From July 2013 aggrieved employees were required to pay a fee to first litigate a claim and then if the matter is to go to hearing a further fee – both of which are significant at up to £1200 in total. Article by Vanessa James, Partner and Head of Employment and Immigration, SA Law LLP

From July 2013 aggrieved employees were required to pay a fee to first litigate a claim and then if the matter is to go to hearing a further fee – both of which are significant at up to £1200 in total. Article by Vanessa James, Partner and Head of Employment and Immigration, SA Law LLP.

In the subsequent period tribunal claims have dropped by a worrying amount with some sources quoting a fall of as much as 90%, to the extent that groups who support workers (i.e. Citizens Advice and unions) are claiming the fees are prohibiting access to justice.  Business Secretary Vince Cable is now undertaking a review to determine whether fees have prevented employees pursuing their reasonable and well-merited claims.

There are other important factors affecting the level of claims.  Just prior to the introduction of fees the qualifying period for an employee to bring a claim for unfair dismissal increased from one year to two.  Employers therefore have now had more time to decide whether a new staff member is suitable, all of which has occurred over the same period the fees have started to bite.  It is reasonably common for employers to not make up their mind about a new employee until after 12 months. This will have inevitably meant those staff dismissed between one and two years’ service who could previously claim are now barred from doing so. 
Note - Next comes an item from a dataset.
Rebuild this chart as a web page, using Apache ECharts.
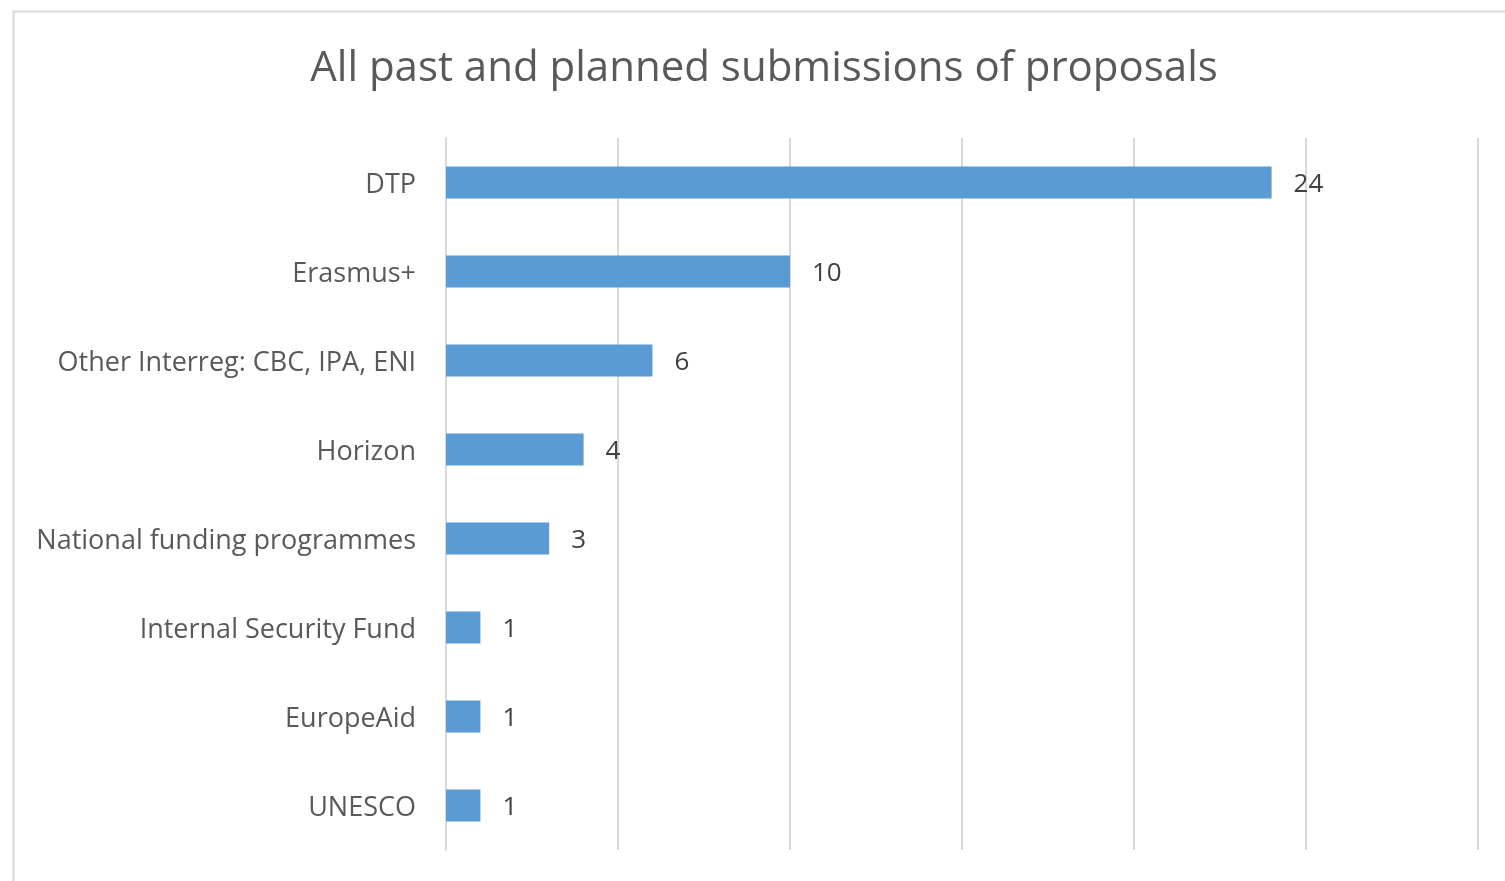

The compulsory pre-action ACAS conciliation came into force from May 2014, requiring an employee to register their claim with ACAS for one month prior to issuing it. If they do not go through the process then they are prevented from lodging the claim with the Tribunal.  Many employers who, under the old regime, would not have offered money to settle claims initially are now encouraged to consider this before the claim is even issued.

The economy is also improving with unemployment figures at record low levels.  The boom time for Tribunals came in the period of economic downturn when redundancy levels were higher and dismissed employees found it a longer process to get work, thereby making the option of a tribunal more attractive.  A significant portion of a tribunal award for unfair dismissal is made up of future lost income and so those who easily find new employment in a buoyant market are less likely to pursue claims worth less in compensation. It is going to be very hard for Vince Cable to navigate all of the statistics and factors relevant to the decline in claims.  There are also treasury issues as budgets would have been set against a certain level of fees to sustain the cost of the tribunal service and so the unexpected reduction will leave gaps in budgetary spending. 
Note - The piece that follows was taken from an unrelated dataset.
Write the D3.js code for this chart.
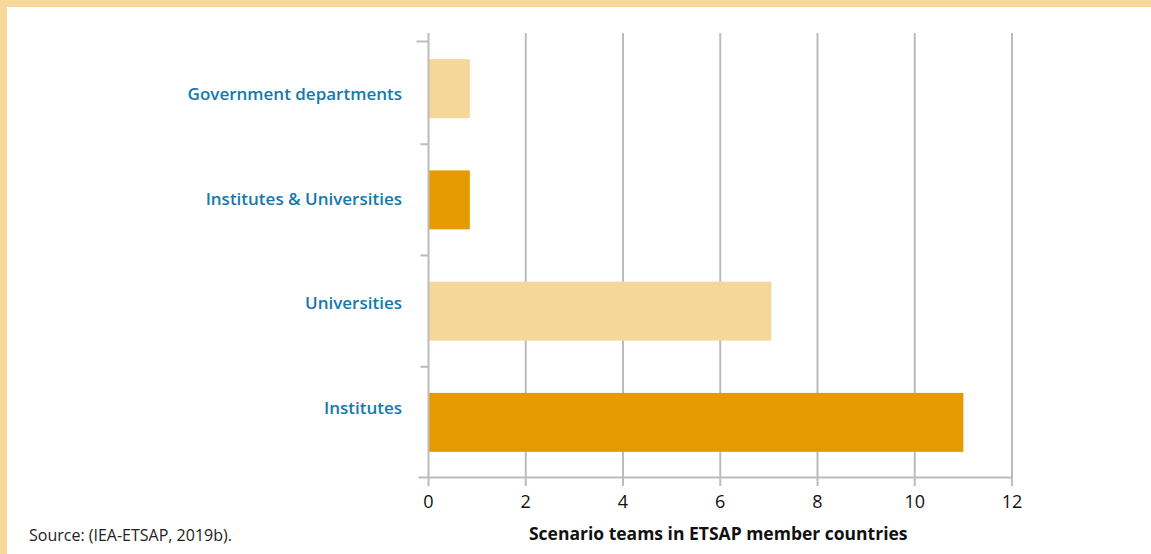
<!DOCTYPE html>
<html>
<head>
<meta charset="utf-8">
<script src="https://cdn.jsdelivr.net/npm/d3@7"></script>
<style>
  html, body { margin: 0; padding: 0; background: #fff; }
  svg { display: block; }
</style>
</head>
<body>
<svg id="chart" width="1151" height="554"></svg>
<script>
// Scenario teams in ETSAP member countries, by type of organisation
const categories = ["Government departments", "Institutes & Universities", "Universities", "Institutes"];
const teamCounts = [0.85, 0.85, 7.05, 11];
const barColors = ["#f5d799", "#e59b00", "#f5d799", "#e59b00"];
const xTicks = [0, 2, 4, 6, 8, 10, 12];
const xTitle = "Scenario teams in ETSAP member countries";
const sourceNote = "Source: (IEA-ETSAP, 2019b).";

const svg = d3.select("#chart");
const W = 1151, H = 554;
const frame = "#f5d89a";
const gridColor = "#bcbcbc";
const fontFam = "'Open Sans', Lato, sans-serif";

// frame along top and left edges
svg.append("rect").attr("x", 0).attr("y", 0).attr("width", W).attr("height", 7).attr("fill", frame);
svg.append("rect").attr("x", 0).attr("y", 0).attr("width", 7).attr("height", H).attr("fill", frame);

const plotTop = 33, plotBottom = 478;
const x = d3.scaleLinear().domain([0, 12]).range([428.5, 1012]);
const y = d3.scaleBand().domain(categories).range([plotTop, plotBottom])
  .paddingInner(0.47).paddingOuter(0.235);
// category labels sit on their own evenly spaced rows
const yLabel = d3.scaleBand().domain(categories).range([41.7, 460.5]);

// vertical gridlines with tick stubs below the axis
const grid = svg.append("g");
grid.selectAll("line.grid").data(xTicks.slice(1)).join("line")
  .attr("class", "grid")
  .attr("x1", d => x(d)).attr("x2", d => x(d))
  .attr("y1", plotTop).attr("y2", plotBottom + 8)
  .attr("stroke", gridColor).attr("stroke-width", 2);

// bars
svg.append("g").selectAll("rect").data(categories).join("rect")
  .attr("x", x(0))
  .attr("y", d => y(d))
  .attr("width", (d, i) => x(teamCounts[i]) - x(0))
  .attr("height", y.bandwidth())
  .attr("fill", (d, i) => barColors[i]);

// category axis line and separators
svg.append("line")
  .attr("x1", x(0)).attr("x2", x(0))
  .attr("y1", plotTop).attr("y2", plotBottom + 8)
  .attr("stroke", gridColor).attr("stroke-width", 2);
const step = y.step();
const sepYs = [plotTop + 8.5, plotTop + step, plotTop + 2 * step, plotTop + 3 * step];
svg.append("g").selectAll("line").data(sepYs).join("line")
  .attr("x1", (d, i) => i === 0 ? x(0) - 12 : x(0) - 8).attr("x2", x(0))
  .attr("y1", d => d).attr("y2", d => d)
  .attr("stroke", gridColor).attr("stroke-width", 2);

// value axis baseline
svg.append("line")
  .attr("x1", x(0) - 10).attr("x2", x(12))
  .attr("y1", plotBottom - 0.5).attr("y2", plotBottom - 0.5)
  .attr("stroke", gridColor).attr("stroke-width", 2);

// x tick labels
svg.append("g").selectAll("text").data(xTicks).join("text")
  .attr("x", d => x(d)).attr("y", 508)
  .attr("text-anchor", "middle")
  .attr("font-family", fontFam).attr("font-size", 18).attr("font-weight", 500)
  .attr("fill", "#111")
  .text(d => d);

// category labels
svg.append("g").selectAll("text").data(categories).join("text")
  .attr("x", 402).attr("y", d => yLabel(d) + yLabel.bandwidth() / 2)
  .attr("dy", "0.35em")
  .attr("text-anchor", "end")
  .attr("font-family", fontFam).attr("font-size", 17).attr("font-weight", 600)
  .attr("fill", "#1479ad")
  .text(d => d);

// axis title
svg.append("text")
  .attr("x", (x(0) + x(12)) / 2 - 2).attr("y", 540)
  .attr("text-anchor", "middle")
  .attr("font-family", fontFam).attr("font-size", 17.5).attr("font-weight", "bold")
  .attr("fill", "#111")
  .text(xTitle);

// source note
svg.append("text")
  .attr("x", 29).attr("y", 541)
  .attr("font-family", fontFam).attr("font-size", 16)
  .attr("fill", "#222")
  .text(sourceNote);
</script>
</body>
</html>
At the time of introducing fees the concept was sold to the public as discouraging the perceived evil vexatious litigant from depleting the resources of the credible employer. Yet perhaps not enough attention was paid to the countless groups of mistreated employees who sought justice through Tribunals and who now appear to have been discouraged from pursuing legitimate and credible claims.  There are clearly still groups of the workforce who need protecting and most will know a family member or a friend discriminated against, or have even experienced first-hand discrimination on maternity, race or age grounds.  It seems only by personalising the impact of unfair treatment in the workplace that balance can be re-established as it is clear mistreatment has certainly not disappeared overnight.